Frequently Asked Questions (FAQ)
Q1: Why are fiber materials harder to crush than grains?
Fiber materials absorb energy elastically and resist fracture, requiring shear-oriented crushing rather than pure impact.
Q2: Can increasing motor power solve fiber crushing problems?
No. Higher power without proper mechanical design increases wear and energy consumption without improving crushing efficiency.
Q3: How does hammer mill design affect dust control?
Optimized airflow and stable discharge reduce fine dust generation and improve compatibility with bag dust collectors.
Q4: Is one hammer mill suitable for all fiber materials?
No. Fiber length, moisture, and hardness require tailored hammer configuration and chamber design.

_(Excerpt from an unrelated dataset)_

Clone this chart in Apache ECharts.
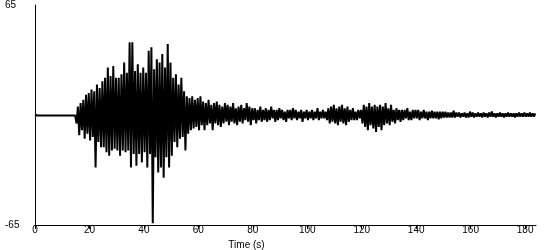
<!DOCTYPE html>
<html>
<head>
<meta charset="utf-8">
<script src="https://cdn.jsdelivr.net/npm/echarts@6/dist/echarts.min.js"></script>
<style>
html,body{margin:0;padding:0;background:#fff;}
#chart{width:550px;height:250px;}
</style>
</head>
<body>
<div id="chart"></div>
<script>
// Acceleration record (cm/s/s), sampled every 0.5 s from t = 0 s
const sampleStep = 0.5;
const preEvent = [
  0.3,-0.3,0.3,-0.3,0.3,-0.3,0.3,-0.3,0.3,-0.3,
  0.3,-0.3,0.3,-0.3,0.3,-0.3,0.3,-0.3,0.3,-0.3,
  0.3,-0.3,0.3,-0.3,0.3,-0.3,0.3,-0.3,0.3,-0.3
];
const strongMotion = [
  0,
  -5, 5, -12, 7, -9, 9, -14, 12, -11, 13,
  -15, 15, -13, 14, -31, 18, -16, 16, -19, 20,
  -19, 22, -22, 28, -24, 23, -21, 29, -20, 22,
  -21, 22, -24, 24, -21, 31, -22, 25, -21, 43,
  -31, 43, -23, 26, -30, 30, -23, 25, -28, 28,
  -22, 25, -31, 38, -23, 40, -64, 27, -25, 33,
  -34, 31, -31, 36, -37, 28, -25, 42, -31, 31,
  -24, 22, -16, 24, -19, 18, -14, 22, -13, 14,
  -21, 11, -11, 10, -9, 11, -8, 9, -7, 10
];
const coda = [
  -9, 11, -6, 8, -9, 7, -6, 9, -5, 6,
  -9, 7, -5, 8, -6, 6, -7, 5, -5, 7,
  -4, 6, -6, 5, -4, 7, -5, 4, -6, 5,
  -4, 6, -5, 4, -3, 7, -4, 5, -6, 4,
  -3, 4, -5, 3, -3, 5, -4, 3, -3, 4,
  -4, 3, -3, 5, -2, 3, -4, 3, -3, 4,
  -2, 3, -3, 2, -4, 3, -2, 3, -3, 4,
  -2, 3, -3, 2, -2, 3, -4, 2, -2, 3,
  -3, 2, -2, 3, -3, 2, -2, 4, -3, 2,
  -2, 3, -2, 2, -3, 4, -5, 5, -4, 6,
  -5, 4, -6, 5, -4, 6, -5, 4, -6, 5,
  -4, 3, -3, 4, -3, 2, -3, 3, -2, 3,
  -5, 6, -7, 5, -9, 7, -6, 5, -8, 6,
  -10, 5, -7, 6, -9, 5, -6, 7, -5, 4,
  -6, 6, -4, 3, -5, 4, -3, 3, -4, 3,
  -3, 3, -2, 4, -3, 2, -3, 3, -2, 3,
  -2, 3, -3, 2, -2, 3, -2, 2, -3, 2,
  -2, 2.5, -2, 2, -2, 2, -2.5, 2, -2, 2,
  -1.5, 2, -1.5, 1.5, -1.5, 1.5, -1.5, 2.5, -1.5, 1.5,
  -1, 1.5, -1.5, 1, -1, 1.5, -1.5, 1, -1.5, 2,
  -1, 1.5, -1.5, 1, -1, 1.5, -1, 1, -1.5, 1.5,
  -1, 1, -1.5, 1.5, -1, 2, -1, 1, -1.5, 1,
  -1, 1.5, -1, 1, -1.5, 1, -1, 1.5, -1, 1,
  -1, 1, -1.5, 1, -1, 1.5, -1, 1, -1, 1.5,
  -1, 1, -1, 1.5, -1, 1, -1, 1
];
const xTicks = [0, 20, 40, 60, 80, 100, 120, 140, 160, 180];
const yTicks = [-65, 65];
const xRange = [0, 184];
const yRange = [-65, 65];

const values = preEvent.concat(strongMotion, coda);
const seriesData = values.map((v, i) => [i * sampleStep, v]);

const chart = echarts.init(document.getElementById('chart'), null, {renderer: 'canvas'});
const font = 'Liberation Sans, Arial, sans-serif';
chart.setOption({
  animation: false,
  backgroundColor: '#ffffff',
  grid: {left: 35, right: 14, top: 5, bottom: 25, containLabel: false, outerBoundsMode: 'none'},
  xAxis: {
    type: 'value',
    min: xRange[0], max: xRange[1],
    name: 'Time (s)',
    nameLocation: 'middle',
    nameGap: 7,
    nameTextStyle: {color: '#000', fontFamily: font, fontSize: 10, padding: [0, 78, 0, 0]},
    axisLine: {show: true, onZero: false, lineStyle: {color: '#000', width: 1}},
    axisTick: {show: true, inside: false, length: 4, customValues: xTicks, lineStyle: {color: '#000'}},
    axisLabel: {color: '#000', fontFamily: font, fontSize: 10, margin: 0, customValues: xTicks},
    splitLine: {show: false}
  },
  yAxis: {
    type: 'value',
    min: yRange[0], max: yRange[1],
    name: 'cm/s/s',
    nameLocation: 'middle',
    nameRotate: 90,
    nameGap: 20,
    nameTextStyle: {color: '#000', fontFamily: font, fontSize: 10},
    axisLine: {show: true, onZero: false, lineStyle: {color: '#000', width: 1}},
    axisTick: {show: false},
    axisLabel: {color: '#000', fontFamily: font, fontSize: 10, align: 'left', margin: 30, customValues: yTicks},
    splitLine: {show: false}
  },
  series: [{
    type: 'line',
    data: seriesData,
    symbol: 'none',
    sampling: null,
    smooth: false,
    step: 'middle',
    lineStyle: {color: '#000', width: 2},
    silent: true
  }]
});
</script>
</body>
</html>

Conclusion: Design Determines Fiber Crushing Success
Fiber crushing challenges cannot be solved through operational adjustments alone. They are fundamentally design problems that require engineering-level solutions. From breakage efficiency and energy consumption to wear control and product consistency, every major issue in fiber crushing traces back to hammer mill structure and configuration.
With over 50 years of specialization in hammer mills and dust collection systems, Wulong Machinery continues to focus on design-driven solutions that support continuous, stable, and energy-efficient production for fiber-based industries worldwide. Choosing a properly designed hammer mill is not only a technical decision—it is a strategic investment in long-term operational performance.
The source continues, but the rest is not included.